С другой стороны, наследие СССР в виде большой истории отношений со странами третьего мира, которым Москва помогла сбросить колониальное ярмо, облегчают частичное восстановление утраченных позиций, чем Россия и пользуется к большому неудовольствию США.
Базы за рубежом — это не панацея и самоцель — это инструмент борьбы в меняющемся мире. Если целью России является реальная многополярность, одной риторики о том, что единоличная гегемония США неприемлема, будет мало, чтобы достигнуть «мира, лучшего чем довоенный». Реальная многополярность обеспечивается тогда, когда один из полюсов силы, коим хочет быть Москва, способен обеспечивать проекцию этой силы на территории других стран и континентов, даже если целей возродить на текущем этапе статус сверхдержавы и не стоит.
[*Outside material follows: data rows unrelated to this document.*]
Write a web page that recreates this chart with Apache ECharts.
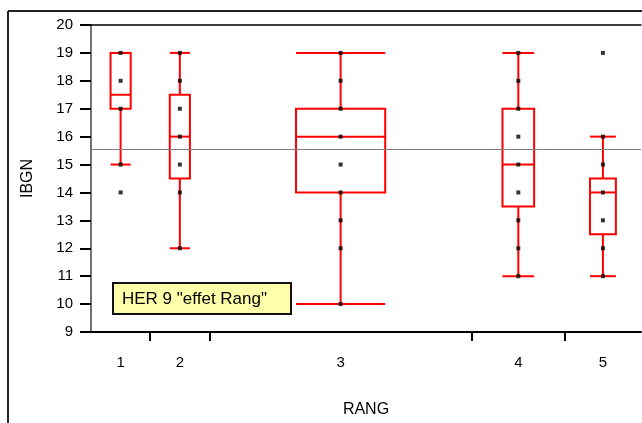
<!DOCTYPE html>
<html lang="fr">
<head>
  <meta charset="UTF-8">
  <title>IBGN par RANG</title>
  <script src="https://cdn.jsdelivr.net/npm/echarts@6/dist/echarts.min.js"></script>
  <style>
    html, body { margin: 0; padding: 0; background: #fff; }
    #chart { width: 642px; height: 423px; }
  </style>
</head>
<body>
<div id="chart"></div>
<script>
  // data
  const rangs = ['1', '2', '3', '4', '5'];
  const counts = [7, 7, 31, 11, 9];          // group sizes -> segment widths
  const whiskLow = [15, 12, 10, 11, 11];
  const q1 = [17, 14.5, 14, 13.5, 12.5];
  const median = [17.5, 16, 16, 15, 14];
  const q3 = [19, 17.5, 17, 17, 14.5];
  const whiskHigh = [19, 19, 19, 19, 16];
  const points = [
    [19, 18, 17, 15, 14],
    [19, 18, 17, 16, 15, 14, 12],
    [19, 18, 17, 16, 15, 14, 13, 12, 10],
    [19, 18, 17, 16, 15, 14, 13, 12, 11],
    [19, 16, 15, 14, 13, 12, 11]
  ];
  const grandMean = 15.55;
  const yTicks = [9, 20];

  // segment boundaries and centres along RANG axis
  let bounds = [0];
  counts.forEach(function (c) { bounds.push(bounds[bounds.length - 1] + c); });
  const total = bounds[bounds.length - 1];
  const centers = counts.map(function (c, i) { return bounds[i] + c / 2; });
  const inner = bounds.slice(1, -1);

  const boxData = rangs.map(function (r, i) {
    return [centers[i], whiskLow[i], q1[i], median[i], q3[i], whiskHigh[i], counts[i]];
  });
  let pointData = [];
  points.forEach(function (vals, i) {
    vals.forEach(function (v) { pointData.push([centers[i], v]); });
  });

  const RED = '#ff0000';
  const FONT = 'Liberation Sans, Arial, sans-serif';

  function renderBox(params, api) {
    const x = api.value(0);
    const half = api.value(6) * 0.17;
    const l = api.coord([x - half, 0])[0];
    const r = api.coord([x + half, 0])[0];
    const c = api.coord([x, 0])[0];
    const yLo = api.coord([x, api.value(1)])[1];
    const yQ1 = api.coord([x, api.value(2)])[1];
    const yMed = api.coord([x, api.value(3)])[1];
    const yQ3 = api.coord([x, api.value(4)])[1];
    const yHi = api.coord([x, api.value(5)])[1];
    const st = { stroke: RED, lineWidth: 2, fill: null };
    return {
      type: 'group',
      children: [
        { type: 'line', shape: { x1: c, y1: yQ1, x2: c, y2: yLo }, style: st },
        { type: 'line', shape: { x1: c, y1: yQ3, x2: c, y2: yHi }, style: st },
        { type: 'line', shape: { x1: l, y1: yLo, x2: r, y2: yLo }, style: st },
        { type: 'line', shape: { x1: l, y1: yHi, x2: r, y2: yHi }, style: st },
        { type: 'rect', shape: { x: l, y: yQ3, width: r - l, height: yQ1 - yQ3 }, style: st },
        { type: 'line', shape: { x1: l, y1: yMed, x2: r, y2: yMed }, style: st }
      ]
    };
  }

  let chart = echarts.init(document.getElementById('chart'));
  let option = {
    animation: false,
    backgroundColor: '#fff',
    grid: { left: 91, right: 1, top: 25, bottom: 88 },
    xAxis: [{
      type: 'value',
      min: 0,
      max: total,
      name: 'RANG',
      nameLocation: 'middle',
      nameGap: 70,
      nameTextStyle: { fontFamily: FONT, fontSize: 16, color: '#000' },
      axisLine: { lineStyle: { color: '#000', width: 2 } },
      axisTick: { show: true, customValues: inner, length: 9, lineStyle: { color: '#000', width: 2 } },
      axisLabel: {
        customValues: centers,
        margin: 23,
        fontFamily: FONT,
        fontSize: 15,
        color: '#000',
        formatter: function (v) {
          const i = centers.indexOf(v);
          return i >= 0 ? rangs[i] : '';
        }
      },
      splitLine: { show: false }
    }, {
      type: 'value',
      position: 'top',
      min: 0,
      max: total,
      axisLine: { show: true, lineStyle: { color: '#000', width: 1.5 } },
      axisTick: { show: false },
      axisLabel: { show: false },
      splitLine: { show: false }
    }],
    yAxis: [{
      type: 'value',
      min: yTicks[0],
      max: yTicks[1],
      interval: 1,
      name: 'IBGN',
      nameLocation: 'middle',
      nameGap: 55,
      nameTextStyle: { fontFamily: FONT, fontSize: 16, color: '#000' },
      axisLine: { show: true, lineStyle: { color: '#000', width: 2 } },
      axisTick: { show: true, length: 11, lineStyle: { color: '#000', width: 2 } },
      axisLabel: { margin: 18, fontFamily: FONT, fontSize: 15, color: '#000' },
      splitLine: { show: false }
    }, {
      type: 'value',
      position: 'right',
      min: yTicks[0],
      max: yTicks[1],
      axisLine: { show: true, lineStyle: { color: '#999', width: 1.5 } },
      axisTick: { show: false },
      axisLabel: { show: false },
      splitLine: { show: false }
    }],
    series: [{
      type: 'custom',
      renderItem: renderBox,
      data: boxData,
      z: 2
    }, {
      type: 'scatter',
      symbol: 'rect',
      symbolSize: [4, 4],
      itemStyle: { color: '#000' },
      data: pointData,
      z: 3,
      markLine: {
        silent: true,
        symbol: 'none',
        label: { show: false },
        lineStyle: { color: '#808080', width: 1.2, type: 'solid' },
        data: [{ yAxis: grandMean }]
      }
    }],
    graphic: [
      { type: 'line', shape: { x1: 8, y1: 11, x2: 8, y2: 423 }, style: { stroke: '#222', lineWidth: 2 } },
      { type: 'line', shape: { x1: 8, y1: 11, x2: 642, y2: 11 }, style: { stroke: '#222', lineWidth: 2 } },
      {
        type: 'group',
        left: 112,
        top: 282,
        children: [
          { type: 'rect', shape: { x: 0, y: 0, width: 178, height: 31 }, style: { fill: '#ffffaa', stroke: '#111', lineWidth: 2 } },
          {
            type: 'text',
            x: 9,
            y: 16,
            style: { text: 'HER 9 "effet Rang"', font: '17px ' + FONT, fill: '#000', verticalAlign: 'middle' }
          }
        ]
      }
    ]
  };
  chart.setOption(option);
</script>
</body>
</html>
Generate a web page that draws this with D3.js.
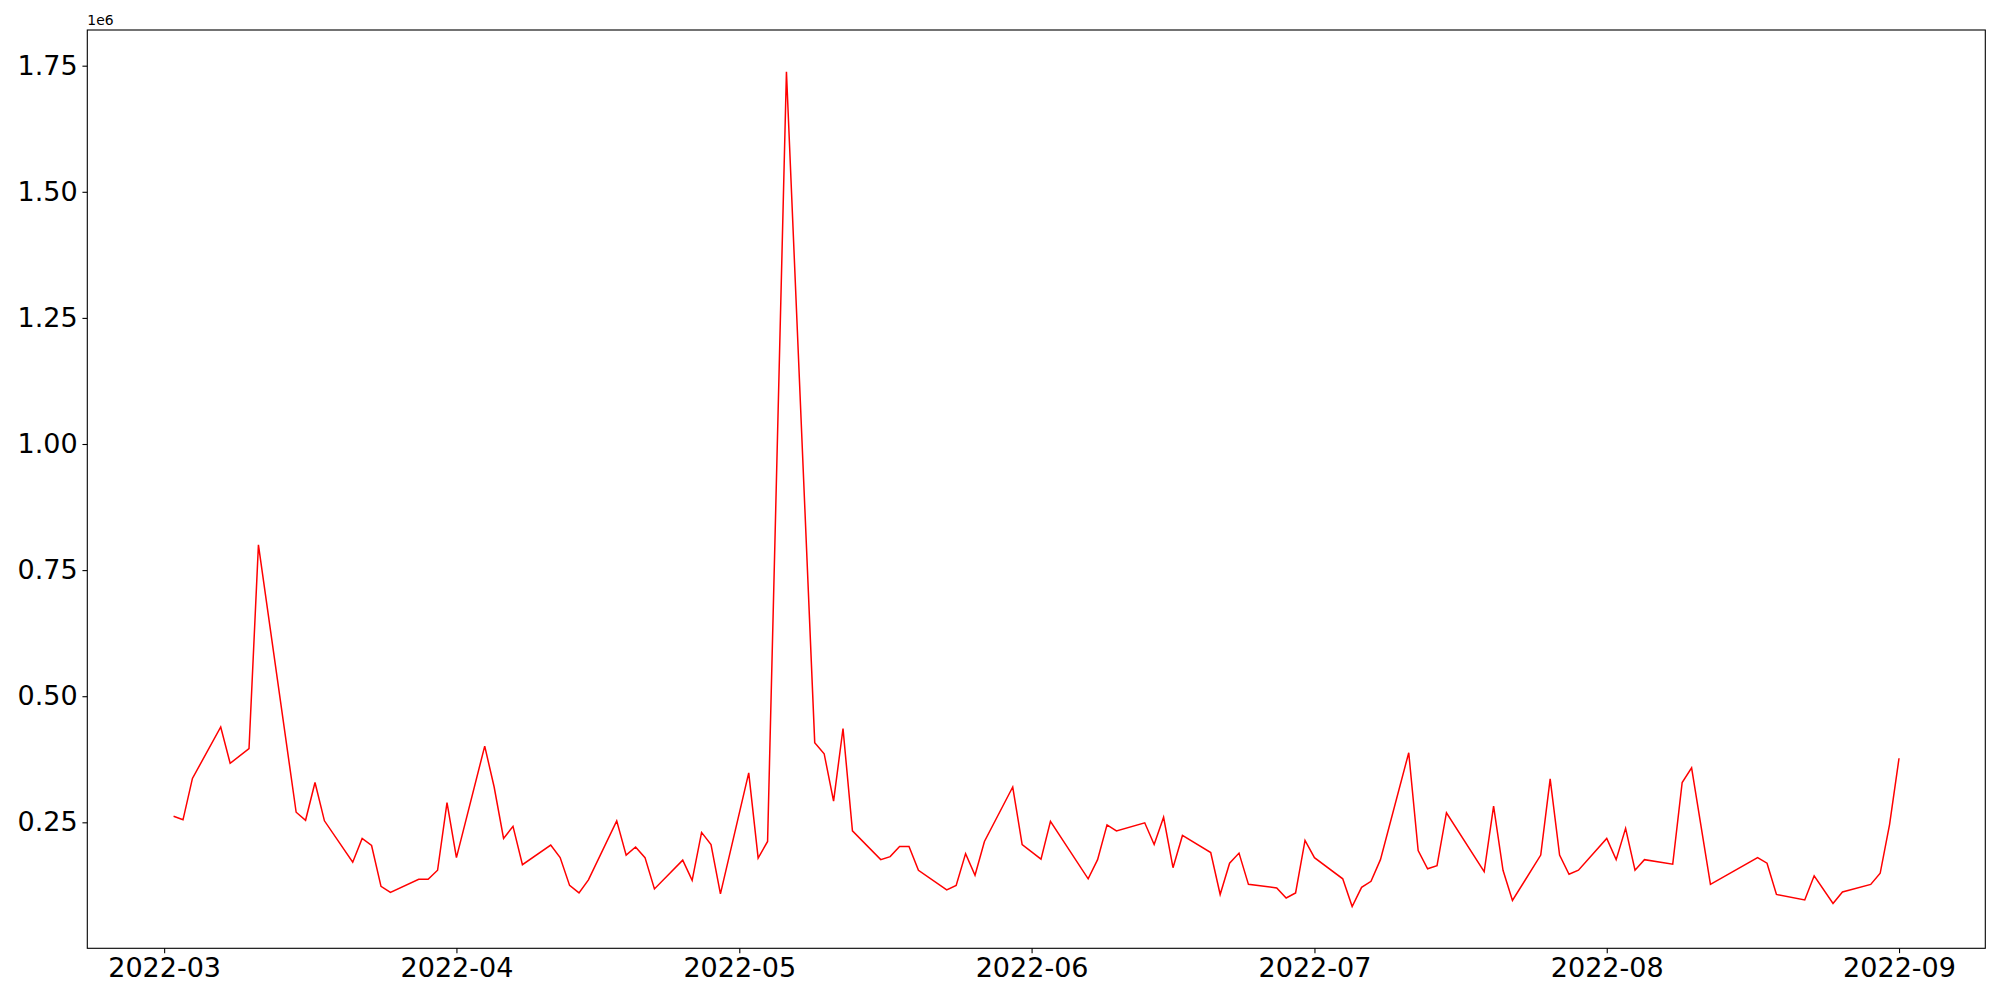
<!DOCTYPE html>
<html>
<head>
<meta charset="utf-8">
<script src="https://cdn.jsdelivr.net/npm/d3@7"></script>
<style>
  body { margin: 0; background: #fff; }
  svg { display: block; }
  svg text { font-family: 'DejaVu Sans', sans-serif; fill: #000; }
  .tick text { font-size: 27px; }
  .tick line { stroke: #000; stroke-width: 1.1; }
</style>
</head>
<body>
<svg></svg>
<script>
// daily values (1e6 units)
const dates = [
  '2022-03-02', '2022-03-03', '2022-03-04', '2022-03-07', '2022-03-08', '2022-03-10', '2022-03-11',
  '2022-03-15', '2022-03-16', '2022-03-17', '2022-03-18', '2022-03-21', '2022-03-22', '2022-03-23',
  '2022-03-24', '2022-03-25', '2022-03-28', '2022-03-29', '2022-03-30', '2022-03-31', '2022-04-01',
  '2022-04-04', '2022-04-05', '2022-04-06', '2022-04-07', '2022-04-08', '2022-04-11', '2022-04-12',
  '2022-04-13', '2022-04-14', '2022-04-15', '2022-04-18', '2022-04-19', '2022-04-20', '2022-04-21',
  '2022-04-22', '2022-04-25', '2022-04-26', '2022-04-27', '2022-04-28', '2022-04-29', '2022-05-02',
  '2022-05-03', '2022-05-04', '2022-05-06', '2022-05-09', '2022-05-10', '2022-05-11', '2022-05-12',
  '2022-05-13', '2022-05-16', '2022-05-17', '2022-05-18', '2022-05-19', '2022-05-20', '2022-05-23',
  '2022-05-24', '2022-05-25', '2022-05-26', '2022-05-27', '2022-05-30', '2022-05-31', '2022-06-02',
  '2022-06-03', '2022-06-07', '2022-06-08', '2022-06-09', '2022-06-10', '2022-06-13', '2022-06-14',
  '2022-06-15', '2022-06-16', '2022-06-17', '2022-06-20', '2022-06-21', '2022-06-22', '2022-06-23',
  '2022-06-24', '2022-06-27', '2022-06-28', '2022-06-29', '2022-06-30', '2022-07-01', '2022-07-04',
  '2022-07-05', '2022-07-06', '2022-07-07', '2022-07-08', '2022-07-11', '2022-07-12', '2022-07-13',
  '2022-07-14', '2022-07-15', '2022-07-19', '2022-07-20', '2022-07-21', '2022-07-22', '2022-07-25',
  '2022-07-26', '2022-07-27', '2022-07-28', '2022-07-29', '2022-08-01', '2022-08-02', '2022-08-03',
  '2022-08-04', '2022-08-05', '2022-08-08', '2022-08-09', '2022-08-10', '2022-08-12', '2022-08-17',
  '2022-08-18', '2022-08-19', '2022-08-22', '2022-08-23', '2022-08-25', '2022-08-26', '2022-08-29',
  '2022-08-30', '2022-08-31', '2022-09-01'
]

const values = [
  0.262, 0.255, 0.337, 0.439, 0.367, 0.396, 0.800,
  0.270, 0.254, 0.329, 0.253, 0.171, 0.218, 0.204,
  0.123, 0.111, 0.137, 0.137, 0.155, 0.289, 0.180,
  0.401, 0.320, 0.218, 0.242, 0.166, 0.205, 0.180,
  0.125, 0.110, 0.136, 0.253, 0.185, 0.201, 0.180,
  0.118, 0.175, 0.135, 0.230, 0.206, 0.108, 0.348,
  0.179, 0.212, 1.738, 0.408, 0.386, 0.292, 0.436,
  0.233, 0.176, 0.182, 0.202, 0.202, 0.155, 0.116,
  0.125, 0.188, 0.145, 0.212, 0.320, 0.206, 0.177,
  0.252, 0.138, 0.176, 0.245, 0.233, 0.249, 0.206,
  0.260, 0.160, 0.224, 0.190, 0.107, 0.169, 0.189,
  0.127, 0.120, 0.100, 0.110, 0.214, 0.180, 0.138,
  0.083, 0.121, 0.133, 0.176, 0.388, 0.194, 0.158,
  0.164, 0.269, 0.152, 0.282, 0.155, 0.095, 0.185,
  0.336, 0.185, 0.147, 0.155, 0.218, 0.176, 0.238,
  0.155, 0.176, 0.167, 0.329, 0.358, 0.127, 0.180,
  0.169, 0.107, 0.096, 0.144, 0.089, 0.112, 0.127,
  0.149, 0.246, 0.377
].map(v => v * 1e6)

const yTicks = [0.25e6, 0.5e6, 0.75e6, 1.0e6, 1.25e6, 1.5e6, 1.75e6]
const xTicks = ['2022-03-01', '2022-04-01', '2022-05-01', '2022-06-01', '2022-07-01', '2022-08-01', '2022-09-01']

const width = 2000,
  height = 1000

const margin = { top: 30, right: 14.7, bottom: 51.7, left: 87.3 }

const parse = d3.utcParse('%Y-%m-%d')
const data = dates.map((d, i) => ({ date: parse(d), value: values[i] }))

// matplotlib style 5% autoscale margins
function padded(ext) {
  const pad = (ext[1] - ext[0]) * 0.05
  return [ext[0] - pad, ext[1] + pad]
}

const xExt = padded(d3.extent(data, d => +d.date))
const yExt = padded(d3.extent(data, d => d.value))

const x = d3.scaleUtc()
  .domain([new Date(xExt[0]), new Date(xExt[1])])
  .range([margin.left, width - margin.right])

const y = d3.scaleLinear()
  .domain(yExt)
  .range([height - margin.bottom, margin.top])

const svg = d3.select('svg')
  .attr('width', width)
  .attr('height', height)

const tickLen = 4.86

svg.append('g')
  .attr('transform', `translate(0,${height - margin.bottom})`)
  .call(d3.axisBottom(x)
    .tickValues(xTicks.map(parse))
    .tickFormat(d3.utcFormat('%Y-%m'))
    .tickSize(tickLen)
    .tickPadding(4.86))
  .call(g => g.attr('font-family', null).attr('font-size', null))
  .call(g => g.select('.domain').remove())

svg.append('g')
  .attr('transform', `translate(${margin.left},0)`)
  .call(d3.axisLeft(y)
    .tickValues(yTicks)
    .tickFormat(v => (v / 1e6).toFixed(2))
    .tickSize(tickLen)
    .tickPadding(4.86))
  .call(g => g.attr('font-family', null).attr('font-size', null))
  .call(g => g.select('.domain').remove())

// offset text
svg.append('text')
  .attr('x', margin.left)
  .attr('y', margin.top - 5)
  .attr('font-size', 13.9)
  .text('1e6')

const line = d3.line()
  .x(d => x(d.date))
  .y(d => y(d.value))

svg.append('path')
  .datum(data)
  .attr('fill', 'none')
  .attr('stroke', 'red')
  .attr('stroke-width', 1.5)
  .attr('stroke-linejoin', 'miter')
  .attr('d', line)

// frame
svg.append('rect')
  .attr('x', margin.left)
  .attr('y', margin.top)
  .attr('width', width - margin.left - margin.right)
  .attr('height', height - margin.top - margin.bottom)
  .attr('fill', 'none')
  .attr('stroke', '#000')
  .attr('stroke-width', 1.1)
</script>
</body>
</html>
При этом есть довольно ясное понимание, что отказ от этой борьбы отнюдь не приведет к прекращению действий США против российских интересов как у ее границ, так и на территории других стран и континентов. Нельзя сделать вид, что «мы с вами не воюем». Это позиция на уровне поведения Троцкого в Бресте. США уважают и считаются лишь с противостоящей силой. Все остальное они видят через призму слабости и уступок. И тут уже от России зависит, кем и чем она хочет быть — страной-бензоколонкой, которая хочет понравиться США в надежде, что ее простят за «крымские, сирийские и прочие дерзости» и пригласят в «золотой миллиард». Или же страной, которая сама определяет свое будущее и оказывает влияние на то, каким будет мир, в котором предстоит жить России и какой дорогой пойдет человечество. Первый путь гарантирует цивилизационное угасание. Второй вариант обеспечивает борьбу за место под солнцем нового мира, где у России есть возможности повлиять на свою судьбу. На мой взгляд, выбор тут очевиден.